After the relatively disappointing Benjamin Button (which whilst brilliant, tried a little too hard to be an award grabber) David Fincher once again decides to change direction completely from what we’ve seen before and produces a film about Facebook – except it isn’t. It’s a smart move in some ways, catching us unaware like this.
The truth behind the film could be debated for years, but then looking at this as a history of the financial, creative and legal wrangles that surrounded the creation of Facebook (and its creators futures) misses the point. Fincher (and it must not be denied, Sorkin – who’s dialogue is nothing short of superb) aims higher than this – it’s not a history, it’s a snapshot of a specific time and place – it’s also riveting from start to finish.
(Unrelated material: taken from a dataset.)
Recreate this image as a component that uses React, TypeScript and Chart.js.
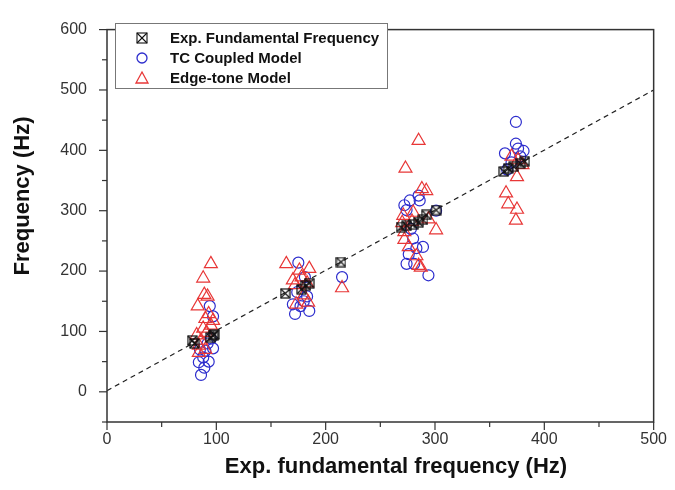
import React, { useEffect, useRef } from 'react';
import { Chart, registerables } from 'chart.js';

Chart.register(...registerables);

// ---- data ----
const expX = [78, 80, 95, 97, 98, 163, 178, 182, 185, 214, 269, 274, 280, 285, 289, 292, 301, 363, 367, 372, 378, 382];
const expY = [85, 80, 90, 93, 95, 163, 170, 176, 180, 215, 273, 275, 277, 281, 285, 293, 301, 365, 370, 373, 378, 382];

const tcX = [94, 97, 95, 92, 90, 88, 84, 93, 86, 89, 97, 85,
  175, 183, 172, 185, 177, 180, 174, 181, 170,
  215,
  277, 272, 286, 274, 301, 280, 283, 276, 274, 281, 294, 289, 278, 285,
  374, 374, 364, 381, 376, 370, 366, 378];
const tcY = [142, 125, 88, 80, 68, 57, 49, 50, 28, 40, 72, 70,
  214, 158, 129, 134, 142, 150, 165, 190, 145,
  190,
  317, 309, 317, 301, 300, 254, 238, 228, 212, 212, 193, 240, 270, 325,
  447, 411, 395, 399, 403, 380, 368, 390];

const etX = [95, 88, 89, 92, 83, 93, 90, 95, 82, 84, 88, 91, 86, 97, 84, 90,
  164, 176, 185, 172, 183, 173, 184, 178, 180, 170,
  215,
  285, 273, 288, 292, 271, 280, 294, 301, 272, 272, 285, 287, 279, 276, 283, 270,
  376, 380, 375, 365, 367, 375, 374, 370];
const etY = [212, 188, 161, 158, 142, 129, 121, 110, 94, 77, 105, 98, 85, 118, 65, 70,
  212, 201, 204, 177, 180, 145, 148, 190, 160, 185,
  172,
  416, 370, 336, 333, 292, 297, 286, 268, 265, 252, 209, 206, 282, 240, 225, 280,
  384, 376, 356, 329, 311, 302, 284, 390];

const refLineX = [0, 500];
const refLineY = [2, 500];

const xMajorTicks = [0, 100, 200, 300, 400, 500];
const xMinorTicks = [50, 150, 250, 350, 450];
const yMajorTicks = [0, 100, 200, 300, 400, 500, 600];
const yMinorTicks = [-50, 50, 150, 250, 350, 450, 550];

const legendLabels = ['Exp. Fundamental Frequency', 'TC Coupled Model', 'Edge-tone Model'];
const xTitle = 'Exp. fundamental frequency (Hz)';
const yTitle = 'Frequency (Hz)';

const BLUE = 'rgb(45,45,205)';
const RED = 'rgb(232,55,55)';
const FONT = '"Liberation Sans", Arial, sans-serif';

function makeBoxX(size: number): HTMLCanvasElement {
  const c = document.createElement('canvas');
  c.width = size;
  c.height = size;
  const g = c.getContext('2d')!;
  g.strokeStyle = '#111';
  g.lineWidth = 1.2;
  g.strokeRect(1, 1, size - 2, size - 2);
  g.beginPath();
  g.moveTo(1, 1);
  g.lineTo(size - 1, size - 1);
  g.moveTo(size - 1, 1);
  g.lineTo(1, size - 1);
  g.stroke();
  return c;
}

const framePlugin = {
  id: 'framePlugin',
  afterDraw(chart: any) {
    const { ctx, chartArea: a, scales } = chart;
    const xs = scales.x;
    const ys = scales.y;
    ctx.save();
    ctx.strokeStyle = '#333';
    ctx.lineWidth = 1.5;
    ctx.strokeRect(a.left, a.top, a.right - a.left, a.bottom - a.top);
    ctx.lineWidth = 1.2;
    const tick = (x1: number, y1: number, x2: number, y2: number) => {
      ctx.beginPath();
      ctx.moveTo(x1, y1);
      ctx.lineTo(x2, y2);
      ctx.stroke();
    };
    xMajorTicks.forEach((v) => { const p = xs.getPixelForValue(v); tick(p, a.bottom, p, a.bottom + 8); });
    xMinorTicks.forEach((v) => { const p = xs.getPixelForValue(v); tick(p, a.bottom, p, a.bottom + 5); });
    yMajorTicks.forEach((v) => { const p = ys.getPixelForValue(v); tick(a.left, p, a.left - 8, p); });
    yMinorTicks.forEach((v) => { const p = ys.getPixelForValue(v); tick(a.left, p, a.left - 5, p); });

    // axis titles
    ctx.fillStyle = '#111';
    ctx.font = `bold 22px ${FONT}`;
    ctx.textAlign = 'center';
    ctx.textBaseline = 'middle';
    ctx.fillText(xTitle, 396, 467);
    ctx.save();
    ctx.translate(23, 196);
    ctx.rotate(-Math.PI / 2);
    ctx.fillText(yTitle, 0, 0);
    ctx.restore();

    // legend
    const bx = 115, by = 23, bw = 272, bh = 65;
    ctx.fillStyle = '#fff';
    ctx.fillRect(bx, by, bw, bh);
    ctx.strokeStyle = '#777';
    ctx.lineWidth = 1;
    ctx.strokeRect(bx + 0.5, by + 0.5, bw, bh);
    const rows = [38, 58, 78];
    const mx = 142;
    ctx.strokeStyle = '#111';
    ctx.lineWidth = 1.1;
    ctx.strokeRect(mx - 5, rows[0] - 5, 10, 10);
    tick(mx - 5, rows[0] - 5, mx + 5, rows[0] + 5);
    tick(mx + 5, rows[0] - 5, mx - 5, rows[0] + 5);
    ctx.strokeStyle = BLUE;
    ctx.lineWidth = 1.3;
    ctx.beginPath();
    ctx.arc(mx, rows[1], 5, 0, Math.PI * 2);
    ctx.stroke();
    ctx.strokeStyle = RED;
    ctx.beginPath();
    ctx.moveTo(mx, rows[2] - 6);
    ctx.lineTo(mx + 6, rows[2] + 5);
    ctx.lineTo(mx - 6, rows[2] + 5);
    ctx.closePath();
    ctx.stroke();
    ctx.fillStyle = '#111';
    ctx.font = `bold 15px ${FONT}`;
    ctx.textAlign = 'left';
    legendLabels.forEach((t, i) => ctx.fillText(t, 170, rows[i] + 1));
    ctx.restore();
  },
};

export default function App() {
  const ref = useRef<HTMLCanvasElement | null>(null);
  useEffect(() => {
    if (!ref.current) return;
    const boxX = makeBoxX(11);
    const toPts = (xs: number[], ys: number[]) => xs.map((x, i) => ({ x, y: ys[i] }));
    const chart = new Chart(ref.current, {
      type: 'scatter',
      data: {
        datasets: [
          {
            label: legendLabels[0],
            data: toPts(expX, expY),
            pointStyle: boxX as any,
            pointRadius: 5,
            borderColor: '#111',
            backgroundColor: 'transparent',
          },
          {
            label: legendLabels[2],
            data: toPts(etX, etY),
            pointStyle: 'triangle',
            pointRadius: 7.5,
            borderColor: RED,
            borderWidth: 1.2,
            backgroundColor: 'transparent',
          },
          {
            label: legendLabels[1],
            data: toPts(tcX, tcY),
            pointStyle: 'circle',
            pointRadius: 5.5,
            borderColor: BLUE,
            borderWidth: 1.2,
            backgroundColor: 'transparent',
          },
          {
            type: 'line' as any,
            label: 'ref',
            data: toPts(refLineX, refLineY),
            borderColor: '#222',
            borderWidth: 1.2,
            borderDash: [5, 4],
            pointRadius: 0,
            showLine: true,
            fill: false,
          },
        ],
      },
      options: {
        animation: false,
        responsive: false,
        devicePixelRatio: 1,
        layout: { padding: { left: 0, right: 15, top: 15, bottom: 0 } },
        plugins: { legend: { display: false }, tooltip: { enabled: false } },
        scales: {
          x: {
            type: 'linear',
            min: 0,
            max: 500,
            afterFit: (s: any) => { s.height = 68; },
            afterBuildTicks: (s: any) => { s.ticks = xMajorTicks.map((v) => ({ value: v })); },
            grid: { display: false, drawTicks: false },
            border: { display: false },
            ticks: { padding: 8, color: '#333', font: { family: FONT, size: 16 }, maxRotation: 0 },
          },
          y: {
            type: 'linear',
            min: -50,
            max: 600,
            afterFit: (s: any) => { s.width = 107; },
            afterBuildTicks: (s: any) => { s.ticks = yMajorTicks.map((v) => ({ value: v })); },
            grid: { display: false, drawTicks: false },
            border: { display: false },
            ticks: { padding: 20, color: '#333', font: { family: FONT, size: 16 } },
          },
        },
      },
      plugins: [framePlugin],
    });
    return () => chart.destroy();
  }, []);
  return (
    <div style={{ position: 'absolute', left: 0, top: 0, width: 675, height: 490, background: '#fff' }}>
      <canvas ref={ref} width={675} height={490} />
    </div>
  );
}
Besides Fincher and Serkin, much of the praise must go to the cast who sell the concept brilliantly from start to finish in what otherwise could be a very ordinary film. Jesse Eisenberg and Andrew Garfield in particular dominate the film (the latter especially who seems to have landed the role of Peter Parker based on his work here) as the friends driven apart by factors outside of either of their control. However the rest of the cast is uniformly superb as well – this is a performance driven film.
Indeed, Fincher dials back his usual kinetics in favour of the more documentary style he developed in Zodiac – although he still finds time for an astonishing action sequence at the Henley Regatta.
Many may be put off by the subject matter and maybe it doesn’t require a big screen to make the most of it. It is however well worth the investment of time to see.